Trata-se de uma teoria porque, em uma análise ampla, contrapõe ao positivismo jurídico, estabelecendo as bases de um novo sistema jurídico, fincado em valores universais, superiores ao próprio Direito, entendido este como criação estatal. Assim, o Direito perde o caráter neutro para se tornar eminentemente axiológico.
É que nos ensina Antonio Manuel Peña Freire (2003, p. 25): “El (neo)constitucionalismo teórico o como teoría del derecho, pretende describir los cambios que la constitucionalización ha supuesto para los conceptos básicos de la teoría del derecho, es decir, cambios en el concepto de derecho, de norma, de jerarquía normativa, de interpretación, etc.”

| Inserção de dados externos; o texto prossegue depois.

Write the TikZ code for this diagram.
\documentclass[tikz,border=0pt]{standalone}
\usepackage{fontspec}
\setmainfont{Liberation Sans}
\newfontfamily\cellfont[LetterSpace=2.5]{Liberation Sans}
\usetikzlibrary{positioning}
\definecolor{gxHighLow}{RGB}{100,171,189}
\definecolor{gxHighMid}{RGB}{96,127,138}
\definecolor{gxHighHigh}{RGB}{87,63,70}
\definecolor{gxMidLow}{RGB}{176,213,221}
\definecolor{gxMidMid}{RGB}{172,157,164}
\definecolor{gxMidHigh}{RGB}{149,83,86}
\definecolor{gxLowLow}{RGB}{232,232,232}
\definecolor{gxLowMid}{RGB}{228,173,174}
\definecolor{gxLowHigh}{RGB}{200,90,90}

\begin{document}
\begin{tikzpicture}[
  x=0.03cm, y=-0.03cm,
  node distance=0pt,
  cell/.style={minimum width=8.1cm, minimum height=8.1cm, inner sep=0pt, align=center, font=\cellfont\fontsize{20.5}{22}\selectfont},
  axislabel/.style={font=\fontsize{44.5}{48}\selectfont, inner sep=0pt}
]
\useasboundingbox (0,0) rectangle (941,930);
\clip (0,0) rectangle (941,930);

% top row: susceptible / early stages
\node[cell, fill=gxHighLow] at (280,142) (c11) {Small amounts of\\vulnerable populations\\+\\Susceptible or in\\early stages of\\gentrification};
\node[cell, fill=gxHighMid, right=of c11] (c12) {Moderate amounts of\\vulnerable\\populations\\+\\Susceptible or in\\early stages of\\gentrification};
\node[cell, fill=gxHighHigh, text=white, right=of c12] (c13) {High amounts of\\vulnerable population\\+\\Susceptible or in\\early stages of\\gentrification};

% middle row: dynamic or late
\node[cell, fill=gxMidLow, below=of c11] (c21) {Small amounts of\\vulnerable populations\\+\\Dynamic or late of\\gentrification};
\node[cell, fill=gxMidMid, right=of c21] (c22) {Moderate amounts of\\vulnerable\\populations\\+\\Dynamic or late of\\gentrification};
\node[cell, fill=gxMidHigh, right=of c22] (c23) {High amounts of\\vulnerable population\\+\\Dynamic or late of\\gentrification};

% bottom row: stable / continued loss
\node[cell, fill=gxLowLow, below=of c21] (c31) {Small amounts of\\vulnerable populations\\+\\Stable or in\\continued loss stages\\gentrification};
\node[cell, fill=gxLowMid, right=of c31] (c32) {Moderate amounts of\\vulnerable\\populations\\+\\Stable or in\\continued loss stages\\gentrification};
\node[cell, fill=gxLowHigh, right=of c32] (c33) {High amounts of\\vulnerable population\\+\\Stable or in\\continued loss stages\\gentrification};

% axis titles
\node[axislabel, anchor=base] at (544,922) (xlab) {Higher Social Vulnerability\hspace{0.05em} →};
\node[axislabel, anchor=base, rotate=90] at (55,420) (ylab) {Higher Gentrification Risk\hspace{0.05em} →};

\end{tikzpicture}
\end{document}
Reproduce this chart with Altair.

Em suma, a tese central do neoconstitucionalismo, segundo sua acepção teórica, é a constitucionalização do sistema jurídico, que passará ser totalmente influenciado pela carga de princípios e valores dispostos no texto constitucional.
Com isso, o sistema de regras do positivismo jurídico (aplicável pela técnica da subsunção) cede espaço para a aplicação dos princípios constitucionais, (aplicáveis, também, pela regra de ponderação), que estão, dada à sua natureza, mais em consonância com o interesses da sociedade, de modo que sua aplicação está mais vocacionada à concretização do ideal de justiça.
É nesse sentido o entendimento de Alfonso García Figueroa (CARBONELL; 2005, p. 171): “En su aspecto estructural la constitucionalización del ordenamiento pone de manifesto la insuficiencia del modelo de reglas para dar cuenta del Derecho que presenta estándares normativos como os principios y en su aspecto funcional la ponderación de los principios constitucionales destaca igualmente la insuficiencia de la subsunción para dar cuenta de la aplicación del Derecho.”
O neoconstitucionalismo também é uma ideologia, pois sua preocupação principal é garantia, promoção e a preservação dos direitos fundamentais, sendo a limitação do poder estatal mera consequência lógica. Exatamente o oposto do Estado de Direito organizado segundo a cartilha do positivismo jurídico.
Isso conduz ao processo de constitucionalização do Direito, que condiciona a atividade política, pois tudo se submete àquela preocupação externada.
Tendo isso vem vista, Luís Prieto Sanchís (CARBONELL; 2005, p. 157) vê no neoconstitucionalismo ideológico um modelo aperfeiçoado do Estado de Direito, vez que: “El neoconstitucionalismo como modelo de organización jurídico-política quiere representar um perfeccionamiento del Estado de Derecho, dado que si es un postulado de éste el sometimiento de todo poder al Derecho, el tipo de Constitución que hemos examinado pretende que ese sometimiento alcance también al legislador. Bien es cierto que, a cambio, el neoconstitucionalismo implica también una apertura al judicialismo, al menos desde la perspectiva europea, de modo que si lo que gana el Estado de Derecho por un lado no lo quiere perder por el otro, esta fórmula política reclama entre otras cosas una depurada teoría de la argumentación capaz de garantizar la racionalidad y de suscitar el consenso en torno a lãs decisiones judiciales; y, a mi juicio, la ponderación rectamente entendida tiene ese sentido.”
Por fim, o neoconstitucionalismo é um método, posto que aproxima a Moral do Direito. Tal aproximação é exercida pelos princípios constitucionais, especialmente os versam sobre os direitos fundamentais. Assim, a interpretação nessa nova metodológica faz extensa investigação valorativas dos elementos fáticos, jurídicos e sociais.
Nesse sentido, trazemos à luz o entendimento de Paolo Comanducci (CARBONELL; 2005, p. 87): “El neoconstitucionalismo metodológico sostiene por el contrario – al menos respecto a situaciones de Derecho constitucionalizado, donde los principios constitucionales y los derechos fundamentales, constituirían un puente entre Derecho y moral – la tesis de la conexión necesaria, identificativa y/o justificativa, entre Derecho y moral.”
Alfonso García Figueroa justifica essa aproximação, pois o Direito apresenta virtudes morais e a moral apresenta virtudes jurídicas (CARBONELL; 2005, p. 160).